Charlebois has monitored food prices for a decade, along with team members from the University of British Columbia, the University of Guelph, and the University of Saskatchewan. “COVID-19 has really made things complicated when it comes to global supply chains and logistics. It’s costing way more to move things around,” he says. “When grain handlers are buying grain, and shipping it all over the place, it’s costing them way more. Whoever is buying it has to pay more.”
The Winnipeg Free Press recently reported that one in five businesses plan to hike their prices in the next three months. Using Statistics Canada data, they found that the price of round steak increased from $17.97/kg in March 2021 to $19.05/kg in July. The price of flour, cereal and other produce items have also crept up since the spring, and you can expect to see more increases on the shelf.

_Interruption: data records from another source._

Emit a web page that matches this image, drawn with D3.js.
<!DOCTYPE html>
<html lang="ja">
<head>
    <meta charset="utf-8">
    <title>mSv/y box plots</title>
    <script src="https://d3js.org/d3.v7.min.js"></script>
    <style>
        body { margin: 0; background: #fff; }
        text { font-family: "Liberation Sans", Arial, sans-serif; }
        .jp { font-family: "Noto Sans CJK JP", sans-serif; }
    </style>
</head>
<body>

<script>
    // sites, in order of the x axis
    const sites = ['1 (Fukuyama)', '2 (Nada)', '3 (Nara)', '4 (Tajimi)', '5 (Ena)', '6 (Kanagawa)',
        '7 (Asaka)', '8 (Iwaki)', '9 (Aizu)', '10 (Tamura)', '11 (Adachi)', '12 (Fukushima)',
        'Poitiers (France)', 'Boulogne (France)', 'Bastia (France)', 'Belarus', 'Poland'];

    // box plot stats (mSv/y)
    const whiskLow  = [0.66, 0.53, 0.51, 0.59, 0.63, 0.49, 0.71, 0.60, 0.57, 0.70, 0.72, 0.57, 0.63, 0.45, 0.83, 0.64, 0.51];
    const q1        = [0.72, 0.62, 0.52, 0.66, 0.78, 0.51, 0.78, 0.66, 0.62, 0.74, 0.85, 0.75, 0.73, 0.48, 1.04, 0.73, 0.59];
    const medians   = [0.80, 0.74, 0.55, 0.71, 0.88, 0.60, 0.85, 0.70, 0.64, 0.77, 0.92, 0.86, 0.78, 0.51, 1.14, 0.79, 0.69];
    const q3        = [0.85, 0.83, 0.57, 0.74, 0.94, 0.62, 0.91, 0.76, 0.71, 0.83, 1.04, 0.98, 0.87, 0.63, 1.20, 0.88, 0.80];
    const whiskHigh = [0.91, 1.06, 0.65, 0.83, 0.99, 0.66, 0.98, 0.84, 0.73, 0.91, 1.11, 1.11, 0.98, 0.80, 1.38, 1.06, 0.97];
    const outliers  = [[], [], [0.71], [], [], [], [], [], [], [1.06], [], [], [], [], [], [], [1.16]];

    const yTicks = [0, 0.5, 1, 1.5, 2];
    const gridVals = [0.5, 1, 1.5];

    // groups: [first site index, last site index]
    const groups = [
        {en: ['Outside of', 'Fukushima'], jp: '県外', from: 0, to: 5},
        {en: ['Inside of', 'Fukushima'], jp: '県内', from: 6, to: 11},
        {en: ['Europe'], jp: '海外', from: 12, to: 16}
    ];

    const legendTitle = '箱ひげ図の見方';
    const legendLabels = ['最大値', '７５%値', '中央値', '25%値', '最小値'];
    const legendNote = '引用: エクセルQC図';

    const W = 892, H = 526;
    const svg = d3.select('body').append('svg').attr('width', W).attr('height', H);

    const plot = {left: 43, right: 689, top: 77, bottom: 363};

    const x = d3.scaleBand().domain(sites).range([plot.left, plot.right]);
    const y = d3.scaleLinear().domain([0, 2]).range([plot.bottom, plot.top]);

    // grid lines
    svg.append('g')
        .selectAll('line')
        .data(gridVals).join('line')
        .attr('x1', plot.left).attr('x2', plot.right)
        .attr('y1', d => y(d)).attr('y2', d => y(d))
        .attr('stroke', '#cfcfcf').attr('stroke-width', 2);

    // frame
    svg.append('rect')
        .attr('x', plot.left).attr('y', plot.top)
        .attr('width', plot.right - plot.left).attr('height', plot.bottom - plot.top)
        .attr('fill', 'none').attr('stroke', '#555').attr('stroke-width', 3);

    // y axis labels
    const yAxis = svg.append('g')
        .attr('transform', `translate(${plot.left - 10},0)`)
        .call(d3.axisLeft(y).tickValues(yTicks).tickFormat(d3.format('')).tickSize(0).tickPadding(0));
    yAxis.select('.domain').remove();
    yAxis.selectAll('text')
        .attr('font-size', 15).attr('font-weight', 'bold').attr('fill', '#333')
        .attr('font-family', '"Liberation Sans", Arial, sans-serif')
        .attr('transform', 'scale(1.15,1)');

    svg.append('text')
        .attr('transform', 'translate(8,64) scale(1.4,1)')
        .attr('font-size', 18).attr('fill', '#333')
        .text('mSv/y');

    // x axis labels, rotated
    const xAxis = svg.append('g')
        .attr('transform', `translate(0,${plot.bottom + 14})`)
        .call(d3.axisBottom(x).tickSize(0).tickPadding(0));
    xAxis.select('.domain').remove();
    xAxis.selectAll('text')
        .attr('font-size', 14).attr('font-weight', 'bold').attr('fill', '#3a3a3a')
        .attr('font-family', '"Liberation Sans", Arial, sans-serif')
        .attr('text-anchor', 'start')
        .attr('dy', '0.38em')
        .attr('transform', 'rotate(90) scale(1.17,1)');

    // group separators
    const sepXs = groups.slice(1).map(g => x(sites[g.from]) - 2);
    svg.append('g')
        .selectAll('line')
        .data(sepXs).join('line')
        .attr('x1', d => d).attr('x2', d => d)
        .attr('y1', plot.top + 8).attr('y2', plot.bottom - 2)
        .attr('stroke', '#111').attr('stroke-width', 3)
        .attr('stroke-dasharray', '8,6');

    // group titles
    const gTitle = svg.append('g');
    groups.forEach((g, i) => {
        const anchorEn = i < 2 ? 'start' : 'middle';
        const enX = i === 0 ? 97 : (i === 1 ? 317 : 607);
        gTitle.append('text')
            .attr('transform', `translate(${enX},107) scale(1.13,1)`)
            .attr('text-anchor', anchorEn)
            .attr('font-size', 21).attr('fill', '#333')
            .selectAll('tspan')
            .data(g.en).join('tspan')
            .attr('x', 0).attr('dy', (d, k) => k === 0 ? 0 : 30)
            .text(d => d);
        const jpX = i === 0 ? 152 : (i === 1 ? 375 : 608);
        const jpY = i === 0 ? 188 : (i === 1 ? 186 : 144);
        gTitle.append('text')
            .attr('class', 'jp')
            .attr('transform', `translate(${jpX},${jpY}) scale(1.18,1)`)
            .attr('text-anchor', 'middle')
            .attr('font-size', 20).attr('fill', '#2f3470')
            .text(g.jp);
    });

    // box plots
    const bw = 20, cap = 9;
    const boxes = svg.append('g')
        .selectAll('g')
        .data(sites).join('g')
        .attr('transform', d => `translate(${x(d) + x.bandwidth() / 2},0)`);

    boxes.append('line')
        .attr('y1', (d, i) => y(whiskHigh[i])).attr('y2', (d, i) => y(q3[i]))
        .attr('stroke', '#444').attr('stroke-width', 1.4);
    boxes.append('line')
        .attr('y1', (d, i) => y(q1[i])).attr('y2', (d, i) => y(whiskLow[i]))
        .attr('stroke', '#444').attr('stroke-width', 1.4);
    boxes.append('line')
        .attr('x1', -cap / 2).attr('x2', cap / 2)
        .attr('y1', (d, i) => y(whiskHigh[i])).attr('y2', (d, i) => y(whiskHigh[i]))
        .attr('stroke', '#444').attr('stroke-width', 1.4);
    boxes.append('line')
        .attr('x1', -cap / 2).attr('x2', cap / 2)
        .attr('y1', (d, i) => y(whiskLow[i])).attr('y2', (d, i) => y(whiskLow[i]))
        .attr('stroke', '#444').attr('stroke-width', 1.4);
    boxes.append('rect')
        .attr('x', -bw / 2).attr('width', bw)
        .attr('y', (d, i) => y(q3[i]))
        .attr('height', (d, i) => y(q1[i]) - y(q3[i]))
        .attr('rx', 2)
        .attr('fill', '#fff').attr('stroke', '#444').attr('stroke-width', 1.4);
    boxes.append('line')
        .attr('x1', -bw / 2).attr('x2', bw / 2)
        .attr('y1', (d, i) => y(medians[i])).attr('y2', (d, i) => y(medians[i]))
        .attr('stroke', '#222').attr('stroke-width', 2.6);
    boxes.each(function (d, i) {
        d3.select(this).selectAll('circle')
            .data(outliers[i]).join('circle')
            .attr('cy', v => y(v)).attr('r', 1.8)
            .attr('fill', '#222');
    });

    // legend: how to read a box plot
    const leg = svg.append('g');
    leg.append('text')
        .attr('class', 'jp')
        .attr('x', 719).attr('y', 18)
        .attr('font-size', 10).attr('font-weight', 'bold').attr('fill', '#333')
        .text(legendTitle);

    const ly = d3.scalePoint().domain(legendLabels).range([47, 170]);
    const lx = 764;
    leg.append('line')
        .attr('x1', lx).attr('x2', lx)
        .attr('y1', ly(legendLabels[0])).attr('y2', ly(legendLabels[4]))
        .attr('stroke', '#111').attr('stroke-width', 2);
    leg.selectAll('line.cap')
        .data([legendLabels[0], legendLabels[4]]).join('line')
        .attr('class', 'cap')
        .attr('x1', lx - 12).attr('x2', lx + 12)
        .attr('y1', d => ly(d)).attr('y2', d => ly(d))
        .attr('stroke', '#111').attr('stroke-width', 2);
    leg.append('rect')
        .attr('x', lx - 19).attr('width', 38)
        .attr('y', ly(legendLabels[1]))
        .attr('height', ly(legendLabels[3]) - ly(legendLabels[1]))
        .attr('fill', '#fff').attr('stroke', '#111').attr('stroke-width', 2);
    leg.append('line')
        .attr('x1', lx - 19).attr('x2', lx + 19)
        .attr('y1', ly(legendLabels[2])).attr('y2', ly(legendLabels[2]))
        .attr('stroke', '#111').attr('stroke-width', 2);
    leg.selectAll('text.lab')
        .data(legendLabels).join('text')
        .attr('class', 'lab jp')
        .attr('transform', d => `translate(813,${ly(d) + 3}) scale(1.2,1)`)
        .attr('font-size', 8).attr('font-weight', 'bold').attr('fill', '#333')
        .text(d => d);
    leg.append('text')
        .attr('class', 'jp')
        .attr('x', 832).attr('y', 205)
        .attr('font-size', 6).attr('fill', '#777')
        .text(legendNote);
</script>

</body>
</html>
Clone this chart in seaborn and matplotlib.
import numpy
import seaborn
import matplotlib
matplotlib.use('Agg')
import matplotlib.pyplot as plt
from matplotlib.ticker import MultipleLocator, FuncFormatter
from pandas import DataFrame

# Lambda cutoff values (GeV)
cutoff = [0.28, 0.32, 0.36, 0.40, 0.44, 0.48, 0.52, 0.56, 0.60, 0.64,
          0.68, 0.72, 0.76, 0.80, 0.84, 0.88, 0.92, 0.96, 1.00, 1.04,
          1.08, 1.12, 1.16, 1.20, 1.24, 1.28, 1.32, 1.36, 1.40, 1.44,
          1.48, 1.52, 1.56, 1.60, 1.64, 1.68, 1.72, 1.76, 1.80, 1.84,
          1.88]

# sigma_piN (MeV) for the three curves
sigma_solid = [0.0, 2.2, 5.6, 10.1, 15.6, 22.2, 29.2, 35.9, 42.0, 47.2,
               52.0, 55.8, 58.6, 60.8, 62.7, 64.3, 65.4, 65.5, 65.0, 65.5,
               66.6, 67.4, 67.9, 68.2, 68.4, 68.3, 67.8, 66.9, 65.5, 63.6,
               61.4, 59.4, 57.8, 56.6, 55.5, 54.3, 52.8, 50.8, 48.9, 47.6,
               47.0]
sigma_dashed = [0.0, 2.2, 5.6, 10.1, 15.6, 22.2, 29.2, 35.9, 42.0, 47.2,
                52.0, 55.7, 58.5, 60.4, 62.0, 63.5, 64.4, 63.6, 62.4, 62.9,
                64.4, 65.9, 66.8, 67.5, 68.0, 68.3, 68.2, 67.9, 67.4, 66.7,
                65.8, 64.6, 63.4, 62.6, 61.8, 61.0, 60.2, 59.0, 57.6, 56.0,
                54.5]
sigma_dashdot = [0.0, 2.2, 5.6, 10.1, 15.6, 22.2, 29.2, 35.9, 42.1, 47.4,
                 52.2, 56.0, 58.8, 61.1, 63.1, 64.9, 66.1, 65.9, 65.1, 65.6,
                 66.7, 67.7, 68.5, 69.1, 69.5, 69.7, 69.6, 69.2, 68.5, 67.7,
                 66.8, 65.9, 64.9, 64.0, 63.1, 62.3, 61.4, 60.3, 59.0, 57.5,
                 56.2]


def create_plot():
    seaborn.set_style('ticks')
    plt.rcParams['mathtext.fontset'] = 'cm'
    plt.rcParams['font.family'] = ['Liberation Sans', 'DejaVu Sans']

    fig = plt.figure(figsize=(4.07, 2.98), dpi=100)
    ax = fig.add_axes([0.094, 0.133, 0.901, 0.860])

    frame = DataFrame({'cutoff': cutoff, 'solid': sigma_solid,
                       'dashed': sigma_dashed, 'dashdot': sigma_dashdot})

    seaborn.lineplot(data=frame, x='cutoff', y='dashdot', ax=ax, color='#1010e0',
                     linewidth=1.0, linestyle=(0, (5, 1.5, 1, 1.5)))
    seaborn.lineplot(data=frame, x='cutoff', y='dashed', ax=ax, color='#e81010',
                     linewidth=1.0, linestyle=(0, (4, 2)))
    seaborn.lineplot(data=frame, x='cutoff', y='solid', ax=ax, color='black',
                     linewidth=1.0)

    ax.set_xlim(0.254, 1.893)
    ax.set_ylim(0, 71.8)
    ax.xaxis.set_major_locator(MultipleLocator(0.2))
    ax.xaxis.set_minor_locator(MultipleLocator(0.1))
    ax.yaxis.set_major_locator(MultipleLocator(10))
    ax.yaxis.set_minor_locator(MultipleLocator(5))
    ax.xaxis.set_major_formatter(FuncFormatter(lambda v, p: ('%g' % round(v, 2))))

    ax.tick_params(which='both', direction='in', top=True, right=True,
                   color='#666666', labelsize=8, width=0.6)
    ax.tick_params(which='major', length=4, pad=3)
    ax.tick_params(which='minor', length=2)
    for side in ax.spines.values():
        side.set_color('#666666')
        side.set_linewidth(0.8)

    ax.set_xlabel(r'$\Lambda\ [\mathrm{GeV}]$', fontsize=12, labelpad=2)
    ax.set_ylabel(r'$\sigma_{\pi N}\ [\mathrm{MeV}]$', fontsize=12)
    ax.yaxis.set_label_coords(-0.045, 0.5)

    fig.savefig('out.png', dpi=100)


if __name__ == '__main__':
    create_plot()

How is the drought affecting farmers’ mental health?
The farming community is exposed to both chronic and acute stress, says Cynthia Beck, a farmer who also works in rural mental health and is studying clinical psychology at the University of Regina. Chronic stress is sustained, the type of stress that comes from always having a lot to do: For farmers, it happens during harvest, or when cows are calving. Acute stress is sudden, like a car accident. The body is jarred, but it recovers when the incident is finally over.
“The drought has moved people from chronic stress to acute stress,” says Beck. “The stress level has been ramped way up, their nervous system’s response has been ramped up and it’s just staying there. It’s really hard on a person’s physical and mental health, so it’s a double whammy.”
Various provincial governments and the federal government have been working on rural mental health strategies. Domore.ag has a list of current resources.
Is there any financial help for farmers?
Grain farmers can buy into crop insurance, which offers coverage based on a farmer’s average production. If they have it, it will cover some of their costs, but not all. Cattle producers can apply for AgriRecovery, which will provide them with some money for feed, and is funded by both provinces and the federal government.
What can non-farmers do to help?
Gowriluk would like to see people choose to buy Canadian products. They can also recognize that the government has a role to play in supporting Canadian farmers, and be willing to do so as taxpayers —not just short term relief programs, but longer term investment in agricultural research, so new technology like drought-tolerant seeds can be created.
“I think the first thing is to recognize how important farmers are to Canada. They grow the food we eat. They contribute to the rural economies in which they live, and they drive the Canadian economy, in a very significant way,” she says.